In Legal Practice Skills, a year-long, six-credit course, students will learn how to find the legal principles that apply to a particular situation; combine legal authorities to develop a cogent overall picture of the law; apply the law to a new set of facts; and present analyses and solutions orally and in writing.
Students will practice communicating formally, in legal documents and oral arguments, and informally, as all lawyers do on a daily basis, through email and in face-to-face meetings.
Through a series of exercises designed to simulate actual law practice, Legal Practice Skills exposes students to a range of practice skills beyond legal writing, including interviewing, negotiation, basic contract drafting, and fact development. The course urges students to think broadly about how different assignments and tasks fit together, as well as how they contribute to the ultimate goal of representing a client.

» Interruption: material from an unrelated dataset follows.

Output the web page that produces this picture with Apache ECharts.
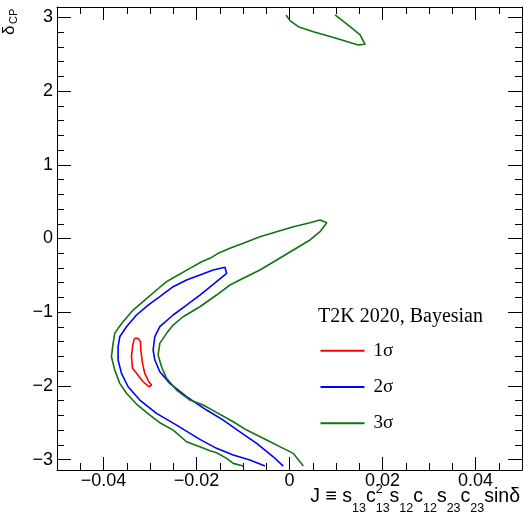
<!DOCTYPE html>
<html>
<head>
<meta charset="utf-8">
<script src="https://cdn.jsdelivr.net/npm/echarts@6/dist/echarts.min.js"></script>
<style>
html, body { margin: 0; padding: 0; background: #fff; }
#chart { width: 523px; height: 518px; }
</style>
</head>
<body>
<div id="chart"></div>
<script>
// contours: [J, deltaCP]
const sigma3Main = [
  [-0.00995, -3.088], [-0.0121, -3.052], [-0.01352, -2.984], [-0.01568, -2.908], [-0.01712, -2.881],
  [-0.01927, -2.826], [-0.02214, -2.758], [-0.02502, -2.600], [-0.02789, -2.500], [-0.03004, -2.396],
  [-0.0329, -2.247], [-0.03506, -2.101], [-0.0365, -1.966], [-0.03758, -1.785], [-0.03829, -1.604],
  [-0.0385, -1.581], [-0.03794, -1.423], [-0.03758, -1.287], [-0.03686, -1.219], [-0.03579, -1.129],
  [-0.03363, -0.971], [-0.03112, -0.835], [-0.0286, -0.699], [-0.02644, -0.586], [-0.02394, -0.495],
  [-0.02143, -0.405], [-0.01891, -0.315], [-0.01712, -0.269], [-0.01533, -0.201], [-0.01281, -0.133],
  [-0.00995, -0.065], [-0.00635, 0.024], [-0.00276, 0.092], [0.00082, 0.160], [0.00441, 0.214],
  [0.00657, 0.251], [0.00801, 0.214],
  [0.00657, 0.092], [0.00441, -0.020], [0.00082, -0.156], [-0.00276, -0.292], [-0.00635, -0.428],
  [-0.00995, -0.540], [-0.01281, -0.631], [-0.01568, -0.767], [-0.01927, -0.926], [-0.02287, -1.062],
  [-0.02502, -1.174], [-0.02644, -1.287], [-0.02789, -1.423], [-0.02825, -1.581], [-0.02752, -1.740],
  [-0.02644, -1.898], [-0.02429, -2.056], [-0.02143, -2.192], [-0.01856, -2.260], [-0.01533, -2.373],
  [-0.0121, -2.487], [-0.00922, -2.600], [-0.00491, -2.735], [-0.00134, -2.848], [0.00082, -2.916],
  [0.00226, -3.030], [0.00297, -3.088]
];
const sigma3Top = [
  [-0.00075, 3.034], [0.00011, 2.957], [0.00189, 2.875], [0.00512, 2.807], [0.00872, 2.740],
  [0.01232, 2.672], [0.01481, 2.627], [0.01626, 2.636], [0.01662, 2.659], [0.01518, 2.762],
  [0.01303, 2.875], [0.0098, 3.034]
];
const sigma2 = [
  [-0.00528, -3.088], [-0.00851, -3.007], [-0.0121, -2.939], [-0.01568, -2.848], [-0.01927, -2.726],
  [-0.02429, -2.532], [-0.0286, -2.373], [-0.03219, -2.192], [-0.03471, -2.012], [-0.03613, -1.830],
  [-0.03686, -1.649], [-0.03686, -1.469], [-0.0365, -1.333], [-0.03506, -1.197], [-0.0329, -1.038],
  [-0.0304, -0.903], [-0.02789, -0.790], [-0.02502, -0.654], [-0.02214, -0.563], [-0.01927, -0.495],
  [-0.01641, -0.428], [-0.01389, -0.391], [-0.01352, -0.472],
  [-0.01641, -0.622], [-0.01927, -0.767], [-0.02214, -0.903], [-0.02502, -1.038], [-0.02789, -1.197],
  [-0.02896, -1.333], [-0.02933, -1.513], [-0.02896, -1.649], [-0.02789, -1.808], [-0.02573, -1.966],
  [-0.02214, -2.147], [-0.01783, -2.328], [-0.01425, -2.464], [-0.01066, -2.623], [-0.00706, -2.780],
  [-0.00349, -2.962], [-0.00134, -3.088]
];
const sigma1 = [
  [-0.03327, -1.355], [-0.03256, -1.355], [-0.03204, -1.401], [-0.03198, -1.513], [-0.03161, -1.694],
  [-0.03112, -1.830], [-0.03025, -1.944], [-0.02968, -1.989], [-0.03019, -2.012], [-0.03148, -1.944],
  [-0.0329, -1.830], [-0.03376, -1.762], [-0.03398, -1.604], [-0.03376, -1.469], [-0.03342, -1.368],
  [-0.03327, -1.355]
];
const legendNames = ['1σ', '2σ', '3σ'];
const colors = ['#ff0000', '#0000ff', '#137313'];
const legendTitle = 'T2K 2020, Bayesian';
// x title pieces: n = normal, b = subscript, p = superscript (stacked over next subscript)
const xTitleParts = [['n', 'J ≡ s'], ['b', '13'], ['n', 'c'], ['p', '2'], ['b', '13'], ['n', 's'], ['b', '12'],
  ['n', 'c'], ['b', '12'], ['n', 's'], ['b', '23'], ['n', 'c'], ['b', '23'], ['n', 'sinδ']];

const SANS = '"Liberation Sans", Arial, sans-serif';
const SERIF = '"Liberation Serif", "Times New Roman", serif';

function fmt(v) {
  if (Math.abs(v) < 1e-9) return '0';
  return String(+v.toFixed(4)).replace('-', '\u2212');
}

const ctx = document.createElement('canvas').getContext('2d');
function textW(t, size) {
  ctx.font = size + 'px ' + SANS;
  return ctx.measureText(t).width;
}

// x axis title laid out by hand (sub/superscripts)
const mainSize = 19.5, smallSize = 12.5, baseY = 503.5, rightX = 520;
let parts = [], cur = 0, pending = null;
xTitleParts.forEach(([k, t]) => {
  const size = k === 'n' ? mainSize : smallSize;
  const w = textW(t, size);
  const dy = k === 'b' ? 9 : k === 'p' ? -10 : 0;
  if (k === 'p') { parts.push({t, size, dx: cur, dy}); pending = w; return; }
  parts.push({t, size, dx: cur, dy});
  cur += pending != null ? Math.max(w, pending) : w;
  pending = null;
});
const startX = rightX - cur;
const titleEls = parts.map(p => ({
  type: 'text',
  x: startX + p.dx,
  y: baseY + p.dy - 0.35 * p.size,
  silent: true,
  style: {text: p.t, font: p.size + 'px ' + SANS, fill: '#000', align: 'left', verticalAlign: 'middle'}
}));

// y axis title, rotated
const yTitleEls = [
  {type: 'text', x: 15.5 - 0.35 * 17, y: 35, rotation: Math.PI / 2, silent: true,
    style: {text: 'δ', font: '17px ' + SANS, fill: '#000', align: 'left', verticalAlign: 'middle'}},
  {type: 'text', x: 18 - 0.35 * 11, y: 24, rotation: Math.PI / 2, silent: true,
    style: {text: 'CP', font: '11px ' + SANS, fill: '#000', align: 'left', verticalAlign: 'middle'}}
];

function xAx(pos) {
  return {
    type: 'value', position: pos, min: -0.05, max: 0.05, splitNumber: 5,
    minInterval: 0.02, maxInterval: 0.02,
    axisLine: {show: true, onZero: false, lineStyle: {color: '#000', width: 1}},
    axisTick: {show: true, inside: true, length: 13, lineStyle: {color: '#000'}},
    minorTick: {show: true, splitNumber: 4, length: 7, lineStyle: {color: '#000'}},
    splitLine: {show: false},
    axisLabel: {show: pos === 'bottom', color: '#000', fontFamily: SANS, fontSize: 18, margin: 2,
      showMinLabel: false, showMaxLabel: false, formatter: fmt}
  };
}
function yAx(pos) {
  return {
    type: 'value', position: pos, min: -Math.PI, max: Math.PI, splitNumber: 6,
    minInterval: 1, maxInterval: 1,
    axisLine: {show: true, onZero: false, lineStyle: {color: '#000', width: 1}},
    axisTick: {show: true, inside: true, length: 14, lineStyle: {color: '#000'}},
    minorTick: {show: true, splitNumber: 5, length: 7, lineStyle: {color: '#000'}},
    splitLine: {show: false},
    axisLabel: {show: pos === 'left', color: '#000', fontFamily: SANS, fontSize: 18, margin: 4,
      showMinLabel: false, showMaxLabel: false, formatter: fmt}
  };
}

function contour(name, data, color) {
  return {
    name, type: 'line', data, xAxisIndex: 0, yAxisIndex: 0,
    showSymbol: false, symbol: 'none', smooth: false,
    lineStyle: {color, width: 1.6}, itemStyle: {color}
  };
}

const chart = echarts.init(document.getElementById('chart'));
chart.setOption({
  animation: false,
  backgroundColor: '#fff',
  grid: {left: 57, top: 7, width: 465, height: 463, containLabel: false},
  xAxis: [xAx('bottom'), xAx('top')],
  yAxis: [yAx('left'), yAx('right')],
  title: {
    text: legendTitle, left: 318, top: 305.5, padding: 0,
    textStyle: {fontFamily: SERIF, fontSize: 20, fontWeight: 'normal', color: '#000', lineHeight: 22}
  },
  legend: {
    data: legendNames, orient: 'vertical', left: 320.5, top: 340.7, padding: 0,
    itemWidth: 44, itemHeight: 2, itemGap: 16.3, icon: 'rect',
    textStyle: {fontFamily: SERIF, fontSize: 19, lineHeight: 20, color: '#000', padding: [0, 0, 0, 4]}
  },
  graphic: titleEls.concat(yTitleEls),
  series: [
    contour('1σ', sigma1, colors[0]),
    contour('2σ', sigma2, colors[1]),
    contour('3σ', sigma3Main, colors[2]),
    contour('3σ', sigma3Top, colors[2])
  ]
});
</script>
</body>
</html>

Legal Practice Skills Instruction
Legal Practice Skills is taught by full-time faculty who bring to bear a wide variety of professional experiences, spanning government, law firms, public service, and education, and share a commitment to best teaching practices. Students also hone their writing and oral communication skills in small groups led by Littleton Fellows, talented third-year students who are selected through a competitive process and are trained and closely supervised by the Legal Practice Skills faculty. Throughout the course, students receive individualized feedback from faculty and Littleton Fellows on their oral and written work.
Legal research is taught by Penn’s law librarians, who hold degrees in both law and library science. During interactive research workshops, students follow the librarians through examples of computerized research problems on their own laptops. Research and writing are integrated so that students use the resources they find to solve problems presented by the assignments in the course.
The Learning Process
Throughout the course, students assume the role of attorneys, drafting legal documents and engaging in practice simulations that expose students to aspects of transactional and litigation-based law practice. They also work collaboratively with their peers in class to formulate arguments. The faculty and Littleton Fellows work together to provide students with feedback on their work in individual and group settings.
The fall term covers the fundamentals of legal analysis and exposes students to a range of other practice skills. The course begins at 1L Orientation, with an introduction to the U.S. legal system and basic case-briefing skills. From there, students learn how to research, construct, and present legal arguments in legal memoranda, substantive emails, and face-to-face meetings. Students will use these skills to draft an in-depth memorandum analyzing a legal issue that arises from the transaction and a related assignment requiring students to orally communicate legal advice in a short video. To end the semester, working in teams, students also help guide a simulated client through a business transaction, practicing basic client interviewing, negotiating, and contract-drafting skills.
In the spring term, students learn and practice fact development and advocacy skills. Early in the semester, they write a motion brief addressed to a trial judge and argue the motion. For the rest of the semester, students grapple with a summary judgment problem, developing and distilling relevant facts from a client interview and various primary documents, drafting an affidavit and a statement of undisputed facts, and researching and drafting a summary judgment brief. Along the way, they also practice informally communicating with their client and supervising attorney, orally and in writing, and engage in simulated case conferences and settlement negotiations. The course culminates with an oral argument at the federal courthouse in Philadelphia before a panel of practicing lawyers and judges.